When I was in the third or fourth grade I discovered flavored lip gloss. Fantastic! It came in different colors, flavors and tasted faintly sweet. What’s not to love?
One day, in CVS I saw some root beer lip gloss that I had to have. We learn desire and suffering so early. I had to have it. My mother said no. So my grubby paws and racing heart palmed the lip gloss. I know, I know, I know…..
In the parking lot walking next to my mother, I pulled out the lip gloss. (I said I was desperate for root beer lips, not necessarily the sharpest tool in the shed). Needless to say my mother went f@cking apeshit because it became clear too her that she had given birth to a budding criminal. I was marched back inside the store and required to report my crime to the manager. She was none too pleased and if memory serves (which is tricky) I got in pretty big trouble. But like all good moms- she forgave me. I went on to do even bigger and more stupid things and she forgave me these trespasses as well.

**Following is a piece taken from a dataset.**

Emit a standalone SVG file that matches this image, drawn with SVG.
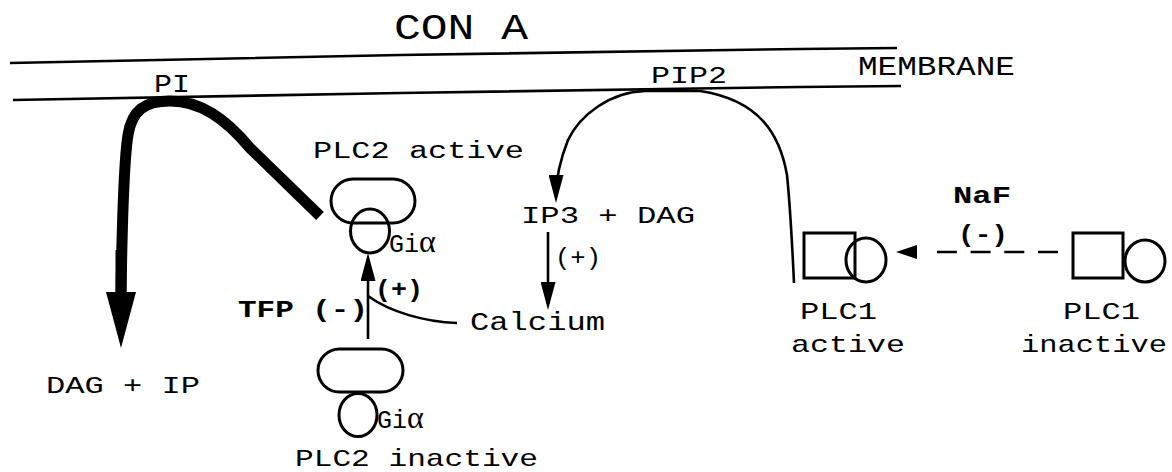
<svg xmlns="http://www.w3.org/2000/svg" width="1172" height="472" viewBox="0 0 1172 472">
<style>
.t{font-family:"Liberation Mono","Courier New",monospace;fill:#000;}
.b{font-weight:bold;}
.g{font-family:"Liberation Serif","Times New Roman",serif;}
.ln{fill:none;stroke:#000;stroke-width:2.6;}
.sh{fill:none;stroke:#000;stroke-width:3;}
.thick{fill:none;stroke:#000;stroke-width:11;stroke-linecap:butt;}
.dash{fill:none;stroke:#000;stroke-width:2.6;stroke-dasharray:20 13.7;}
</style>
<defs>
<marker id="arr" markerUnits="userSpaceOnUse" viewBox="0 0 28 15" markerWidth="28" markerHeight="15" refX="22" refY="7.5" orient="auto"><path d="M0,0 L28,7.5 L0,15 Z" fill="#000"/></marker>
<marker id="arrS" markerUnits="userSpaceOnUse" viewBox="0 0 21 14" markerWidth="21" markerHeight="14" refX="15" refY="7" orient="auto"><path d="M0,0 L21,7 L0,14 Z" fill="#000"/></marker>
<marker id="arrBig" markerUnits="userSpaceOnUse" viewBox="0 0 56 30" markerWidth="56" markerHeight="30" refX="1" refY="15" orient="auto"><path d="M0,0 L56,15 L0,30 Z" fill="#000"/></marker>
</defs>
<rect width="1172" height="472" fill="#fff"/>

<g id="con-a"><text class="t" x="394" y="39" font-size="36" textLength="134" lengthAdjust="spacingAndGlyphs">CON A</text></g>

<g id="membrane">
<polyline class="ln" points="10,63 400,55 800,49 897,48"/>
<polyline class="ln" points="13,100 400,93 800,87 901,86"/>
<text class="t" x="858" y="75" font-size="27" textLength="157" lengthAdjust="spacingAndGlyphs">MEMBRANE</text>
</g>

<g id="pi"><text class="t" x="154" y="92" font-size="25" textLength="36" lengthAdjust="spacingAndGlyphs">PI</text></g>
<g id="pip2"><text class="t" x="651" y="83" font-size="24" textLength="76" lengthAdjust="spacingAndGlyphs">PIP2</text></g>

<g id="plc2-active">
<text class="t" x="313" y="158" font-size="23" textLength="211" lengthAdjust="spacingAndGlyphs">PLC2 active</text>
<rect class="sh" x="331" y="179" width="84" height="44" rx="22"/>
<ellipse class="sh" cx="370" cy="231" rx="19.5" ry="22"/>
<text class="t" x="389" y="252" font-size="25">Gi<tspan class="g" font-size="32">α</tspan></text>
</g>

<g id="plc2-inactive">
<rect class="sh" x="318" y="349" width="85" height="43" rx="21.5"/>
<ellipse class="sh" cx="358" cy="415" rx="19" ry="21.5"/>
<text class="t" x="377" y="428" font-size="25">Gi<tspan class="g" font-size="32">α</tspan></text>
<text class="t" x="295" y="466" font-size="24" textLength="243" lengthAdjust="spacingAndGlyphs">PLC2 inactive</text>
</g>

<g id="ip3-dag"><text class="t" x="521" y="223" font-size="24" textLength="174" lengthAdjust="spacingAndGlyphs">IP3 + DAG</text></g>
<g id="calcium"><text class="t" x="470" y="330" font-size="25" textLength="135" lengthAdjust="spacingAndGlyphs">Calcium</text></g>
<g id="tfp"><text class="t b" x="238" y="317" font-size="24" textLength="130" lengthAdjust="spacingAndGlyphs">TFP (-)</text></g>
<g id="dag-ip"><text class="t" x="46" y="393" font-size="24" textLength="154" lengthAdjust="spacingAndGlyphs">DAG + IP</text></g>

<g id="naf">
<text class="t b" x="953" y="203" font-size="23" textLength="58" lengthAdjust="spacingAndGlyphs">NaF</text>
<text class="t b" x="958" y="242" font-size="23" textLength="50" lengthAdjust="spacingAndGlyphs">(-)</text>
</g>

<g id="plc1-active">
<rect class="sh" x="804" y="233" width="51" height="45"/>
<ellipse class="sh" cx="866" cy="260" rx="20" ry="22"/>
<text class="t" x="800" y="319" font-size="24" textLength="77" lengthAdjust="spacingAndGlyphs">PLC1</text>
<text class="t" x="791" y="352" font-size="24" textLength="114" lengthAdjust="spacingAndGlyphs">active</text>
</g>

<g id="plc1-inactive">
<rect class="sh" x="1073" y="233" width="50" height="45"/>
<ellipse class="sh" cx="1145" cy="261" rx="20" ry="21"/>
<text class="t" x="1063" y="319" font-size="24" textLength="77" lengthAdjust="spacingAndGlyphs">PLC1</text>
<text class="t" x="1021" y="352" font-size="24" textLength="146" lengthAdjust="spacingAndGlyphs">inactive</text>
</g>

<g id="connectors">
<path class="thick" d="M121,293 C122,230 124,160 128,135 C132,110 145,101 170,101 C200,101 225,118 250,148 L320,216"/>
<path d="M121,250 L121,293" class="thick" marker-end="url(#arrBig)"/>
<path class="ln" d="M794,283 C792,240 790,205 787,175 C780,135 760,100 700,91 L645,91 C610,92 580,115 568,140 C562,155 556,175 556,197" marker-end="url(#arr)"/>
<path class="ln" d="M548,232 V304" marker-end="url(#arr)"/>
<path class="ln" d="M368,339 V259" marker-end="url(#arr)"/>
<text class="t" x="555" y="265" font-size="24" textLength="46" lengthAdjust="spacingAndGlyphs">(+)</text>
<path class="ln" d="M457,323 C425,322 390,312 368,296"/>
<text class="t b" x="375" y="297" font-size="24" textLength="48" lengthAdjust="spacingAndGlyphs">(+)</text>
<path class="dash" d="M1058,252 H937"/>
<path d="M917,252 H902" stroke="none" fill="none" marker-end="url(#arrS)"/>
</g>
</svg>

It always seemed harder to forgive myself. I would let the shame or guilt coat my skin. Rather than let things go and start fresh I became a series of bad things I’d done.
I guess we’ve all done things that make us less than proud of ourselves. Yoga has helped me let go of my past while staying accountable so I live my best life in the now. In some cases I’ve been lucky enough to be forgiven for some of my past transgressions. I’m forever grateful for the people in my life who have loved me unconditionally.
In other cases I haven’t been so lucky and I’ve had to lose people because I burned a bridge. Living a life through the breath helps me feel okay with the idea of things being what they are even when they are good and bad. Because even feelings or things that are bad can end up being good. I’ve also realized that a big part of this whole process of becoming enlightened is learning to forgive yourself.
I am more that the bad shit I’ve done.
I am more than what I do for a living.
I am not the stuff I have.
I am not the stuff I don’t have.
Last week in class I lost myself. I became too connected with my breathing and missed a cue from the teacher- in a effort to catch up I rushed through my flow- completely reacting to the idea of catching up rather that truly remembering why we do the asanas- to connect to the now.
Eddie my teacher, gently said- ‘if you ever miss a cue, don’t worry- come back to downward dog. It’s okay no need to rush- forgive yourself.’
There’s no perfection.
I felt a flash of shame. Not because of what he said, but because I still struggle with the idea of saying to myself, ‘you’re forgiven. Let it go.’
And then something happened- I let it go. I actually let the shame of it all go on an exhale into a forward fold.
Not surprisingly, the rest of class was like opening of a flower- I wasn’t stressed- I didn’t hyper focus on technique- I went with my flow. I gave myself the ultimate gift.